Intestinal Research 2017; 15(4): 554-554  http://dx.doi.org/10.5217/ir.2017.15.4.554
Author's Reply
Tomoya Iida1, Hiroyuki Kaneto1, and Hiroshi Nakase2
1Department of Gastroenterology, Muroran City General Hospital, Muroran, Japan., 2Department of Gastroenterology and Hepatology, Sapporo Medical University School of Medicine, Sapporo, Japan.
Correspondence to: Hiroshi Nakase, Department of Gastroenterology and Hepatology, Sapporo Medical University School of Medicine, Minami 1-jo Nishi 16-chome, Chuo-ku, Sapporo 060-8543, Japan. Tel: +81-11-611-2111, Fax: +81-11-611-2282, hiropynakase@gmail.com
Received: September 14, 2017; Revised: September 15, 2017; Accepted: September 15, 2017; Published online: October 30, 2017.
© Korean Association for the Study of Intestinal Diseases. All rights reserved.

BODY

We thank Dr. Atamanalp for his comments1 on our paper “Clinical outcomes of sigmoid colon volvulus: identification of the factors associated with successful endoscopic detorsion.”2

We read with interest their studies by Atamanalp, in which the authors evaluated the clinical features in many patients with sigmoid volvulus (SV).3,4,5 Particularly, Atamanalp demonstrated that there were 3 important factors causing unsuccessful endoscopic detorsion; a prolonged symptom period (≥24 hours), the presence of an over-rotation (volvulus degree ≥360°), and the co-occurrence of ileosigmoid knotting (ISK).

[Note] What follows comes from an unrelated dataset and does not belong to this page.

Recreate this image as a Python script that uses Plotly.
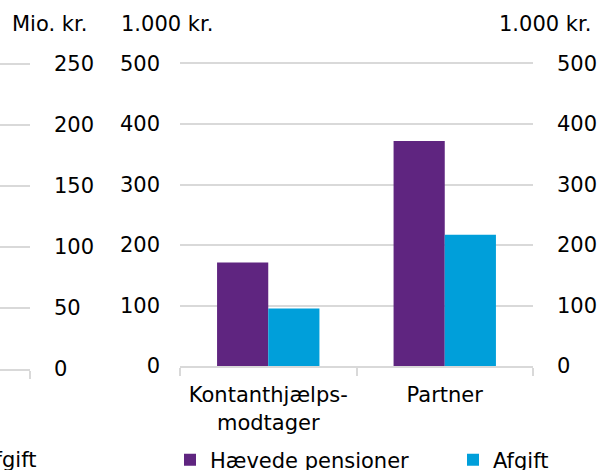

With regard to the factors pointed out by Atamanalp, we re-evaluated the clinical features of patients in our study. First, The proportion of prolonged symptom period (≥24 hours) in possible detorsion group and in impossible detorsion group were 30.8% (4/13) and 50.0% (4/8). Second, the presence or absence of an over-rotation (volvulus degree ≥360°) in all the cases were evaluated by CT. CT examinations were performed in all the 21 cases, and 9 cases showed the findings of over-rotation. The proportion of the cases with the findings of over-rotation in possible detorsion group and in impossible detorsion group were 30.8% (4/13) and 62.5% (5/8). In addition, we overviewed all the CT findings and the operative records. There were no cases presenting ISK in our study.

Taken together, our additional investigation showed that prolonged symptom period and over-rotation might be involved in unsuccessful endoscopic detorsion of SV patients. Unfortunately, our study was underpowered to demonstrate the significant difference of these factors between endoscopically successful and unsuccessful cases because of a small sample size.

In summary, we agree with Atamanalp's comments and lead to our concluding remark that in clinical practice, we should deliberately observe several factors, which was suggested by our group and Atamanalp, to approach the better clinical outcome of SV patients.

References
  1. Atamanalp, SS (2017). Comments on clinical outcomes of sigmoid colon volvulus: identification of the factors associated with successful endoscopic detorsion. Intest Res. 15, 552-553.
  2. Iida, T, Nakagaki, S, Satoh, S, Shimizu, H, Kaneto, H, and Nakase, H (2017). Clinical outcomes of sigmoid colon volvulus: identification of the factors associated with successful endoscopic detorsion. Intest Res. 15, 215-220.
    Pubmed
  3. Atamanalp, SS (2013). Sigmoid volvulus: diagnosis in 938 patients over 45.5 years. Tech Coloproctol. 17, 419-424.
    Pubmed
  4. Atamanalp, SS, Oren, D, and Başoğlu, M (2004). Ileosigmoidal knotting: outcome in 63 patients. Dis Colon Rectum. 47, 906-910.
    Pubmed
  5. Atamanalp, SS, Kisaoglu, A, and Ozogul, B (2013). Factors affecting bowel gangrene development in patients with sigmoid volvulus. Ann Saudi Med. 33, 144-148.